*GOAL*
Sort through the data and copy the lines holding the word "Output".
** START PROVIDED MATERIAL **
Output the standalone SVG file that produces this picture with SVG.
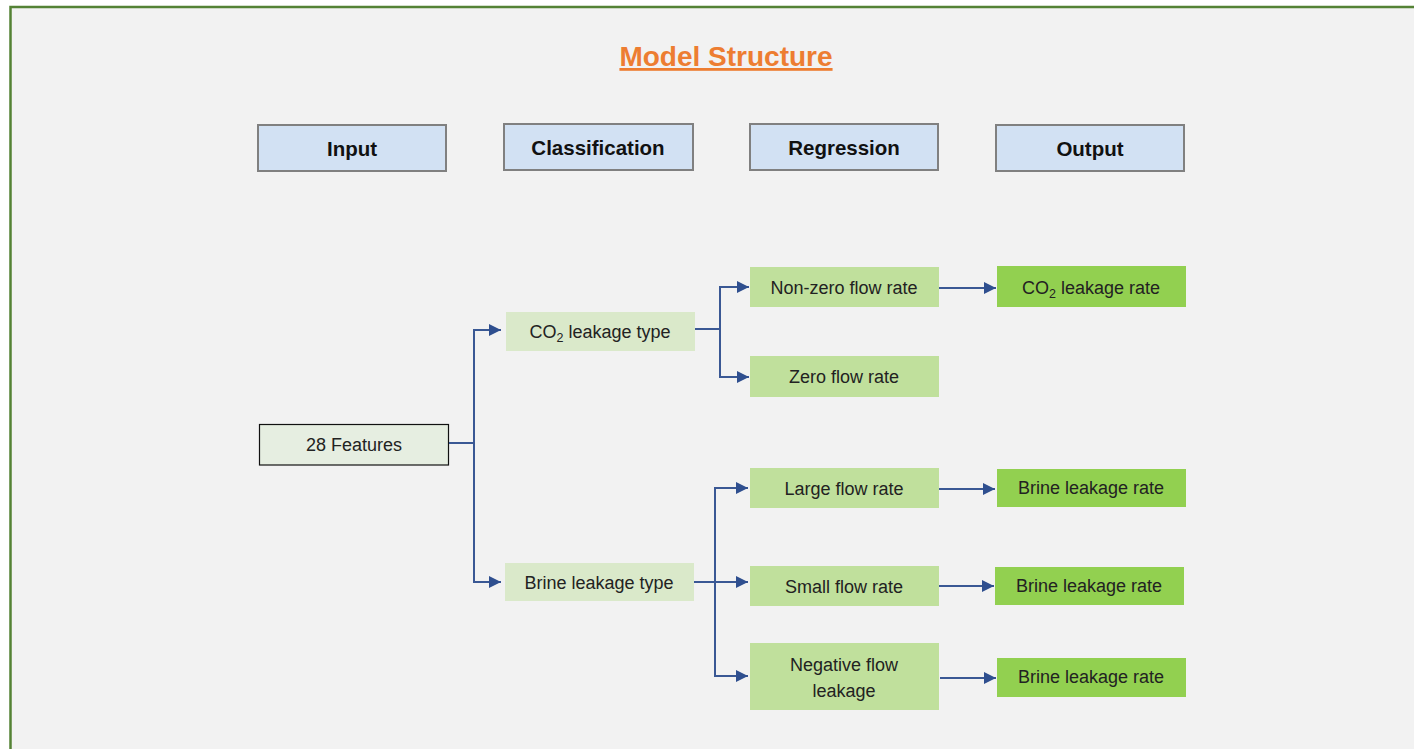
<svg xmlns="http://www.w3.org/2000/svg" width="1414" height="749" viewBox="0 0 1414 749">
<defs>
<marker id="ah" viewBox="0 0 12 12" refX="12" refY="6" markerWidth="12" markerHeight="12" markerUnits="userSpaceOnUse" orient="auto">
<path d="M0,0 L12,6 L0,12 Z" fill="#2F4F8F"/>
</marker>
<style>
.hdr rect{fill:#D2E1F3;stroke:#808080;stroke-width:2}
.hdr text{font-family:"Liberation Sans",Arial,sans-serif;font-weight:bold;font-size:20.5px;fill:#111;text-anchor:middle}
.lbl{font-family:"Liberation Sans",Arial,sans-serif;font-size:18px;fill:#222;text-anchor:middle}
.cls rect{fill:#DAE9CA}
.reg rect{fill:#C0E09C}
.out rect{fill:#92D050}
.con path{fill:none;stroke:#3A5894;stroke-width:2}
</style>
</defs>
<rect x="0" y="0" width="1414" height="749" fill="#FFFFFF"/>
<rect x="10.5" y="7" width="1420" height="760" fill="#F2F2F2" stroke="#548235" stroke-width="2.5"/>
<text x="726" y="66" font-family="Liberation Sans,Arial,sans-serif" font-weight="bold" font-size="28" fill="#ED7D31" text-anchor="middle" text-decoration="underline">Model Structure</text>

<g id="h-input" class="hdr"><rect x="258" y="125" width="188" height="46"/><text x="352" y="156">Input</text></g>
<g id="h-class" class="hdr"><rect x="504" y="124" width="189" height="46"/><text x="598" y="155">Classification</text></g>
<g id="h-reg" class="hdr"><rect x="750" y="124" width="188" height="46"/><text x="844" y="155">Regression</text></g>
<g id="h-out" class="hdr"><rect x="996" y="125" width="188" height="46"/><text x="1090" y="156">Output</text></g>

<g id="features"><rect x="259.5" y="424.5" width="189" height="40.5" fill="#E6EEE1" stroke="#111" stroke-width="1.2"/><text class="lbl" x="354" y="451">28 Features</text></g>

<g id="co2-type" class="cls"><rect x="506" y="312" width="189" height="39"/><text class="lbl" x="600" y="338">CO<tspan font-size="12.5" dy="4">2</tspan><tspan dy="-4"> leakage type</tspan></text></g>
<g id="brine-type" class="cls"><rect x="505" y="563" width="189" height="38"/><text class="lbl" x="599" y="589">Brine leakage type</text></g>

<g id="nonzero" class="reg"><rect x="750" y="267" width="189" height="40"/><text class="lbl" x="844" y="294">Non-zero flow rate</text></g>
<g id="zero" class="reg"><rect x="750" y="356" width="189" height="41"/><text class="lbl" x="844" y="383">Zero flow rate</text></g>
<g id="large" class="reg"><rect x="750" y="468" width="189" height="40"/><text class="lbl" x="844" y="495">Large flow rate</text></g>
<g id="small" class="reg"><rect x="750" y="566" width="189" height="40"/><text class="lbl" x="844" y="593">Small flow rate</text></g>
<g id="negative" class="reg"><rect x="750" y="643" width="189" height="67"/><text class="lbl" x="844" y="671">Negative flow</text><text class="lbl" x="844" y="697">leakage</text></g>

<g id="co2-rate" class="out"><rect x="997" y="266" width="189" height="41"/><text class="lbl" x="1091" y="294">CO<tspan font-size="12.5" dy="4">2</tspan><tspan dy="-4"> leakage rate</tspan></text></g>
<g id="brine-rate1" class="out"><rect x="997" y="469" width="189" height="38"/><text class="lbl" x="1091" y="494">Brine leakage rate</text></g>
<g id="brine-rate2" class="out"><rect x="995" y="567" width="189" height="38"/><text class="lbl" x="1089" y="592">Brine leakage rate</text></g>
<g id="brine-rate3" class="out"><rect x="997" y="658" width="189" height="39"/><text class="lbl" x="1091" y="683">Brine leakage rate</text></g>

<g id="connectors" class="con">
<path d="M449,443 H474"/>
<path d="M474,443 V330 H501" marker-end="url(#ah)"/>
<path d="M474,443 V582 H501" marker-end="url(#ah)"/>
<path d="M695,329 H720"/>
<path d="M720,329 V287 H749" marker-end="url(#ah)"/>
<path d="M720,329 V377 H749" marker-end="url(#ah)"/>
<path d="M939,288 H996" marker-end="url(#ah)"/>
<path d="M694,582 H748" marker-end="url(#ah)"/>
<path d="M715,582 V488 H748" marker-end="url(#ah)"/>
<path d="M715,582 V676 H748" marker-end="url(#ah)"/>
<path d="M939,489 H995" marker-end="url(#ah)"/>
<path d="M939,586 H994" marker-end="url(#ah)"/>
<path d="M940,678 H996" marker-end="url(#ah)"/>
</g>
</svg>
** END PROVIDED MATERIAL **
*TASK SOLUTION*
Output the standalone SVG file that produces this picture with SVG.
<g id="h-out" class="hdr"><rect x="996" y="125" width="188" height="46"/><text x="1090" y="156">Output</text></g>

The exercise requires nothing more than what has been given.